Тогда что же ваше? И где ваше? Неужели только голое поле классо­вых битв? И на основе какого национального духовного наследия вы рядитесь в ин­тернационалисты?

1 апреля 1964 года в газете «Известия» было написано: «Постоянное стремление к единству, к жизни на земле предков сохранило армянскую нацию». Почему же вы не видите, что именно эти силы — стремление к единству, к жизни на земле предков — через века еще больших испытаний сохранили и еврейскую нацию? По какому праву вы, скорбный продукт ассимиляции, выступаете от имени «еврейского населения»? И не пытайтесь убедить читателей в том, что решение Израильского Кнессета, потребовав­шего уважать «бесспорное право каждого еврея жить на земле своей исторической ма­тери-родины» — является антисоветской кампанией. Не вступайте на путь шан­тажа, не зовите к тем временам, когда нарушение законности было делом привычным. Не спешите наклеивать ярлыки «предателей» и «изменников Родины» на советских евреев, которые еще только поже­лали воссоединиться со своими близкими на земле Израиля.

Ни французскому, ни английскому, ни русскому народам не приходилось доказывать перед всем миром своего права на национальное существование. История евреев сложилась иначе. Еврейскому народу пришлось доказывать это право. И Советский Союз одним из первых признал Государство Израиль. Разве это не означает, что от­ныне каждый еврей имеет право принять участие в строительстве сво­его государства, формировании еврейской национальной культуры на земле своих предков? А вы, так называемые «представители еврейской нацио­нальности», не стесняетесь прибегать к полицейским угрозам, квалифицируете это право и открытое волеизъявление народа вернуться на землю своих предков, как «предательство» и «измену»!

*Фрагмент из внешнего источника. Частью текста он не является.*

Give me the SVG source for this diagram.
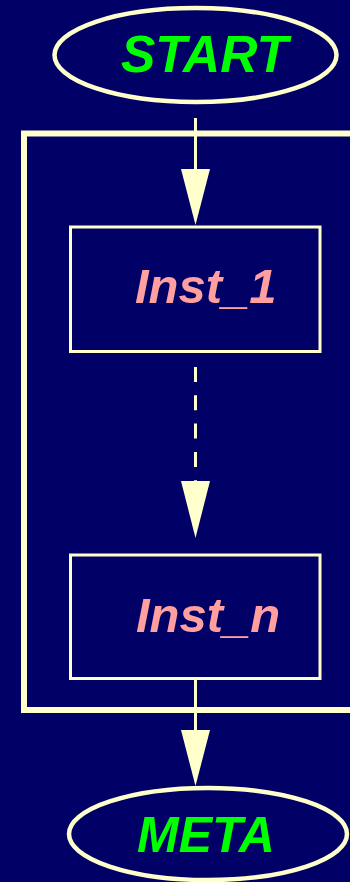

А что касается классовой борьбы, то ее успешно осуществляет Коммунистическая партия Израиля (даже две!), кстати, единственная легальная Компартия на всем Ближнем Востоке, представители которой заседают в том самом Кнессете, резо­люция которого оплодотворила вас идеей для вашей статьи.

Ясно, что цель ваша — доказать как зарубежному, так и советскому читателю, что мысль поселиться на «земле предков» в Израиле чужда евреям Советского Союза. А вы загляните в Отдел виз и регистрации при МВД СССР и спросите, сколько десят­ков тысяч евреев тщетно обивает его пороги в надежде получить разрешение на выезд из СССР для воссоединения со своими родными в Израиле? Не отрицая законности их стремлений, этих людей, тем не менее, лишают возможности осуществить свои закон­ные права. И это несмотря на то, что во Всеобщей Декларации Прав Человека, «все положе­ния которой, — по словам «Известий» № 289 — давно уже стали привычной нормой жизни», в статье 13-й говорится: «Каждый человек имеет право покидать любую страну, включая собственную, и возвращаться в свою страну».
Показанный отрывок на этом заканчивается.